§ Provided material
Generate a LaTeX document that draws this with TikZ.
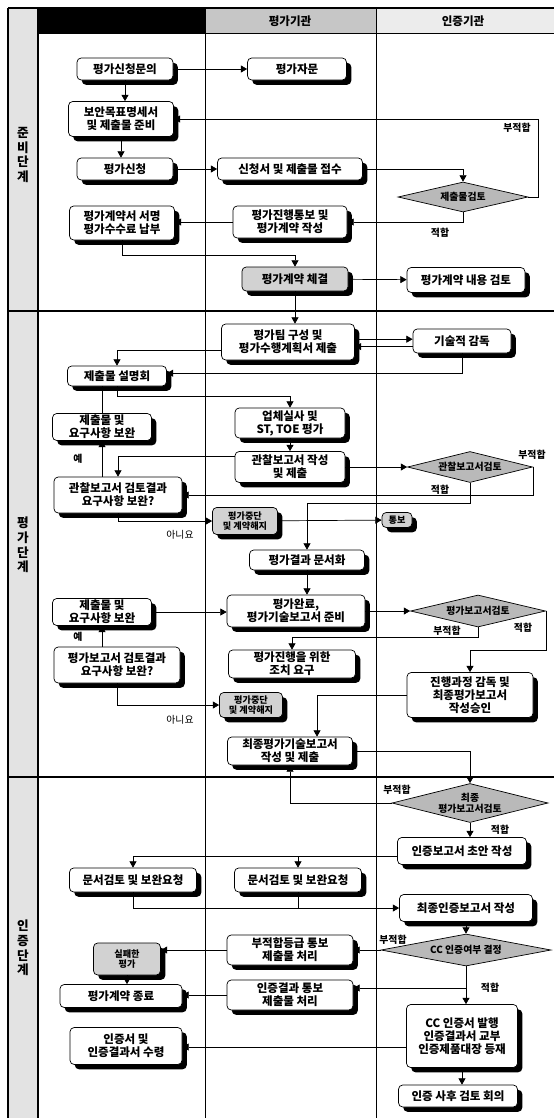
\documentclass[tikz,border=0pt]{standalone}
\usepackage{fontspec}
\setmainfont{Noto Sans CJK KR}
\usepackage{tikz}
\usetikzlibrary{arrows.meta,positioning,shapes.geometric,shadows,calc}

\begin{document}
\begin{tikzpicture}[x=0.025cm,y=-0.025cm,>={Triangle[length=4.5pt,width=5pt]},
      line width=0.5pt,font=\bfseries\fontsize{8.2}{9.3}\selectfont,
      sz/.style 2 args={minimum width=#1*0.025cm,minimum height=#2*0.025cm},
      box/.style={draw,fill=white,rounded corners=3pt,align=center,inner sep=1pt,
        drop shadow={shadow xshift=0.12cm,shadow yshift=-0.12cm,opacity=1,fill=black}},
      gbox/.style={box,fill=gray!35},
      dec/.style={diamond,draw,fill=gray!55,aspect=4,inner sep=0pt,align=center,font=\bfseries\fontsize{7}{8}\selectfont},
      lbl/.style={inner sep=0pt,font=\bfseries\fontsize{7}{8}\selectfont},
      phase/.style={align=center,inner sep=0pt,font=\bfseries\fontsize{9}{10.5}\selectfont}]
    \useasboundingbox (0,0) rectangle (554,1118);
    \fill[gray!22] (8,8) rectangle (38,1118);
    \fill[black] (38,8) rectangle (205,33);
    \fill[gray!45] (205,8) rectangle (376,33);
    \fill[gray!15] (376,8) rectangle (554,33);
    \node (h2) at (290,21) {평가기관};
    \node (h3) at (463,21) {인증기관};
    \draw[line width=1pt] (8,8) -- (554,8);
    \draw (38,33) -- (554,33);
    \draw[line width=1pt] (8,8) -- (8,1118);
    \draw[line width=1.5pt] (38,8) -- (38,1118);
    \draw (205,8) -- (205,1118);
    \draw (376,8) -- (376,1118);
    \draw[line width=1pt] (8,311) -- (554,311);
    \draw[line width=1pt] (8,777) -- (554,777);
    \node[phase] (p1) at (23,155) {준\\비\\단\\계};
    \node[phase] (p2) at (23,545) {평\\가\\단\\계};
    \node[phase] (p3) at (23,948) {인\\증\\단\\계};

    \node[box,sz={96}{22}] (inq) at (125,69) {평가신청문의};
    \node[box,sz={99}{22}] (adv) at (297,69) {평가자문};
    \node[box,sz={105}{35}] (st) at (121,119) {보안목표명세서\\및 제출물 준비};
    \node[box,sz={96}{22}] (app) at (125,169) {평가신청};
    \node[box,sz={145}{22}] (rcv) at (290,169) {신청서 및 제출물 접수};
    \node[dec,sz={130}{30}] (chk) at (463,197) {제출물검토};
    \node[box,sz={114}{32}] (ntf) at (290,222) {평가진행통보 및\\평가계약 작성};
    \node[box,sz={105}{34}] (sign) at (122,223) {평가계약서 서명\\평가수수료 납부};
    \node[gbox,sz={106}{24}] (ctr) at (295,279) {평가계약 체결};
    \node[box,sz={118}{25}] (rev) at (466,280) {평가계약 내용 검토};

    \node[box,sz={133}{36}] (team) at (288,342) {평가팀 구성 및\\평가수행계획서 제출};
    \node[box,sz={98}{24}] (sup) at (462,341) {기술적 감독};
    \node[box,sz={99}{20}] (brief) at (117,376) {제출물 설명회};
    \node[box,sz={99}{27}] (fix1) at (102,427) {제출물 및\\요구사항 보완};
    \node[box,sz={110}{30}] (site) at (290,423) {업체실사 및\\ST, TOE 평가};
    \node[box,sz={110}{31}] (obs) at (290,467) {관찰보고서 작성\\및 제출};
    \node[dec,sz={125}{31}] (obsd) at (470,467) {관찰보고서검토};
    \node[box,sz={128}{36}] (q1) at (118,495) {관찰보고서 검토결과\\요구사항 보완?};
    \node[gbox,sz={65}{27},font=\bfseries\fontsize{6.5}{7.5}\selectfont] (stop1) at (245,521) {평가중단\\및 계약해지};
    \node[gbox,sz={30}{15},font=\bfseries\fontsize{6.5}{7.5}\selectfont] (tel) at (397,520) {통보};
    \node[box,sz={115}{20}] (doc) at (307,560) {평가결과 문서화};
    \node[box,sz={138}{32}] (done) at (296,611) {평가완료,\\평가기술보고서 준비};
    \node[box,sz={99}{27}] (fix2) at (102,612) {제출물 및\\요구사항 보완};
    \node[dec,sz={135}{32}] (evd) at (478,611) {평가보고서검토};
    \node[box,sz={127}{28}] (act) at (292,664) {평가진행을 위한\\조치 요구};
    \node[box,sz={126}{36}] (q2) at (117,665) {평가보고서 검토결과\\요구사항 보완?};
    \node[gbox,sz={63}{25},font=\bfseries\fontsize{6.5}{7.5}\selectfont] (stop2) at (251,705) {평가중단\\및 계약해지};
    \node[box,sz={126}{45}] (prog) at (470,695) {진행과정 감독 및\\최종평가보고서\\작성승인};
    \node[box,sz={125}{28}] (fin) at (290,751) {최종평가기술보고서\\작성 및 제출};

    \node[dec,sz={156}{39}] (fnd) at (470,803) {최종\\평가보고서검토};
    \node[box,sz={129}{27}] (draft) at (462,851) {인증보고서 초안 작성};
    \node[box,sz={127}{24}] (dl) at (133,880) {문서검토 및 보완요청};
    \node[box,sz={127}{24}] (dm) at (298,880) {문서검토 및 보완요청};
    \node[box,sz={133}{27}] (frep) at (466,908) {최종인증보고서 작성};
    \node[dec,sz={170}{32}] (ccd) at (466,950) {CC 인증여부 결정};
    \node[box,sz={126}{30}] (bad) at (290,950) {부적합등급 통보\\제출물 처리};
    \node[gbox,sz={67}{32},font=\bfseries\fontsize{6.5}{7.5}\selectfont] (fail) at (127,959) {실패한\\평가};
    \node[box,sz={122}{23}] (end) at (121,996) {평가계약 종료};
    \node[box,sz={126}{30}] (res) at (290,995) {인증결과 통보\\제출물 처리};
    \node[box,sz={111}{63}] (cert) at (462,1036) {CC 인증서 발행\\인증결과서 교부\\인증제품대장 등재};
    \node[box,sz={112}{37}] (recv) at (126,1046) {인증서 및\\인증결과서 수령};
    \node[box,sz={119}{22}] (post) at (458,1096) {인증 사후 검토 회의};

    \draw[->] (inq) -- (adv);
    \draw[->] (inq.south) -- (inq.south |- st.north);
    \draw[->] (st.south) -- (st.south |- app.north);
    \draw[->] (app) -- (rcv);
    \draw[->] (rcv.east) -| (chk.north);
    \draw[->] (chk.east) -- ++(10,0) |- (st.east);
    \draw[->] (chk.south) |- (ntf.east);
    \draw[->] (ntf.west) -- (ntf.west -| sign.east);
    \draw[->] (sign.south) -- ++(0,15) -| (ctr.north);
    \draw[->] (ctr) -- (rev);
    \draw[->] (ctr.south) -- (ctr.south |- team.north);
    \draw[->] ([yshift=2pt]team.east) -- ([yshift=2pt]team.east -| sup.west);
    \draw[->] ([yshift=-4pt]sup.west) -- ([yshift=-4pt]sup.west -| team.east);
    \draw[->] ([yshift=-0.22cm]team.west) -| (brief.north);
    \draw[->] (sup.south) |- ([yshift=2pt]brief.east);
    \draw[->] (brief.south) -- ++(0,10) -| (site.north);
    \draw (fix1.north) -- (fix1.north |- brief.south);
    \draw[->] (q1.north -| fix1.south) -- (fix1.south);
    \draw[->] (site) -- (obs);
    \draw[->] ([yshift=0.27cm]obs.west) -| (q1.north);
    \draw[->] (obs) -- (obsd);
    \draw[->] (obsd.east) |- (q1.east);
    \draw[->] (obsd.south) -- ++(0,20) -| (doc.north);
    \draw[->] (q1.south) |- (stop1.west);
    \draw[->] (stop1) -- (tel);
    \draw[->] (doc.south) -- (doc.south |- done.north);
    \draw[->] (fix2.east) -- (fix2.east -| done.west);
    \draw[->] (done) -- (evd);
    \draw[->] (evd.south) -- ++(0,10) -| (act.north);
    \draw[->] (evd.east) -- ++(0,39) -| (prog.north);
    \draw[->] (q2.north -| fix2.south) -- (fix2.south);
    \draw[->] (q2.south) |- (stop2.west);
    \draw[->] (prog.west) -| ([xshift=0.675cm]fin.north);
    \draw[->] (fin.east) -| (fnd.north);
    \draw[->] (fnd.west) -| (fin.south);
    \draw[->] (fnd.south) -- (fnd.south |- draft.north);
    \draw[->] ([yshift=-0.125cm]draft.west) -| (dl.north);
    \draw[->] ([yshift=-0.125cm]draft.west) -| (dm.north);
    \draw[->] (dl.south) |- (frep.west);
    \draw (dm.south) -- (dm.south |- frep.west);
    \draw[->] (frep) -- (ccd);
    \draw[->] (ccd) -- (bad);
    \draw[->] (ccd.south) -- (ccd.south |- cert.north);
    \coordinate (br) at (ccd.south |- 0,988);
    \draw[->] (br) -- (br -| res.east);
    \draw[->] (bad.west) -- (bad.west -| fail.east);
    \draw[->] (fail.south) -- (fail.south |- end.north);
    \draw[->] (res.west) -- (res.west -| end.east);
    \draw[->] ([yshift=-0.275cm]cert.west) -- ([yshift=-0.275cm]cert.west -| recv.east);
    \draw[->] (cert.south) -- (cert.south |- post.north);

    \node[lbl] (t1) at (517,128) {부적합};
    \node[lbl] (t2) at (440,233) {적합};
    \node[lbl] (t3) at (78,459) {예};
    \node[lbl] (t4) at (532,455) {부적합};
    \node[lbl] (t5) at (440,490) {적합};
    \node[lbl,font=\fontsize{7}{8}\selectfont] (t6) at (180,535) {아니요};
    \node[lbl] (t7) at (447,631) {부적합};
    \node[lbl] (t8) at (523,628) {적합};
    \node[lbl] (t9) at (78,637) {예};
    \node[lbl,font=\fontsize{7}{8}\selectfont] (t10) at (180,720) {아니요};
    \node[lbl] (t11) at (397,790) {부적합};
    \node[lbl] (t12) at (500,830) {적합};
    \node[lbl] (t13) at (393,940) {부적합};
    \node[lbl] (t14) at (490,988) {적합};
\end{tikzpicture}
\end{document}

§ Problem details
Copy nothing but the lines from the first one in the listing through the line with "(p3) at (23,948)", and omit the pictures.

§ Result for this exercise
Generate a LaTeX document that draws this with TikZ.
\documentclass[tikz,border=0pt]{standalone}
\usepackage{fontspec}
\setmainfont{Noto Sans CJK KR}
\usepackage{tikz}
\usetikzlibrary{arrows.meta,positioning,shapes.geometric,shadows,calc}

\begin{document}
\begin{tikzpicture}[x=0.025cm,y=-0.025cm,>={Triangle[length=4.5pt,width=5pt]},
      line width=0.5pt,font=\bfseries\fontsize{8.2}{9.3}\selectfont,
      sz/.style 2 args={minimum width=#1*0.025cm,minimum height=#2*0.025cm},
      box/.style={draw,fill=white,rounded corners=3pt,align=center,inner sep=1pt,
        drop shadow={shadow xshift=0.12cm,shadow yshift=-0.12cm,opacity=1,fill=black}},
      gbox/.style={box,fill=gray!35},
      dec/.style={diamond,draw,fill=gray!55,aspect=4,inner sep=0pt,align=center,font=\bfseries\fontsize{7}{8}\selectfont},
      lbl/.style={inner sep=0pt,font=\bfseries\fontsize{7}{8}\selectfont},
      phase/.style={align=center,inner sep=0pt,font=\bfseries\fontsize{9}{10.5}\selectfont}]
    \useasboundingbox (0,0) rectangle (554,1118);
    \fill[gray!22] (8,8) rectangle (38,1118);
    \fill[black] (38,8) rectangle (205,33);
    \fill[gray!45] (205,8) rectangle (376,33);
    \fill[gray!15] (376,8) rectangle (554,33);
    \node (h2) at (290,21) {평가기관};
    \node (h3) at (463,21) {인증기관};
    \draw[line width=1pt] (8,8) -- (554,8);
    \draw (38,33) -- (554,33);
    \draw[line width=1pt] (8,8) -- (8,1118);
    \draw[line width=1.5pt] (38,8) -- (38,1118);
    \draw (205,8) -- (205,1118);
    \draw (376,8) -- (376,1118);
    \draw[line width=1pt] (8,311) -- (554,311);
    \draw[line width=1pt] (8,777) -- (554,777);
    \node[phase] (p1) at (23,155) {준\\비\\단\\계};
    \node[phase] (p2) at (23,545) {평\\가\\단\\계};
    \node[phase] (p3) at (23,948) {인\\증\\단\\계};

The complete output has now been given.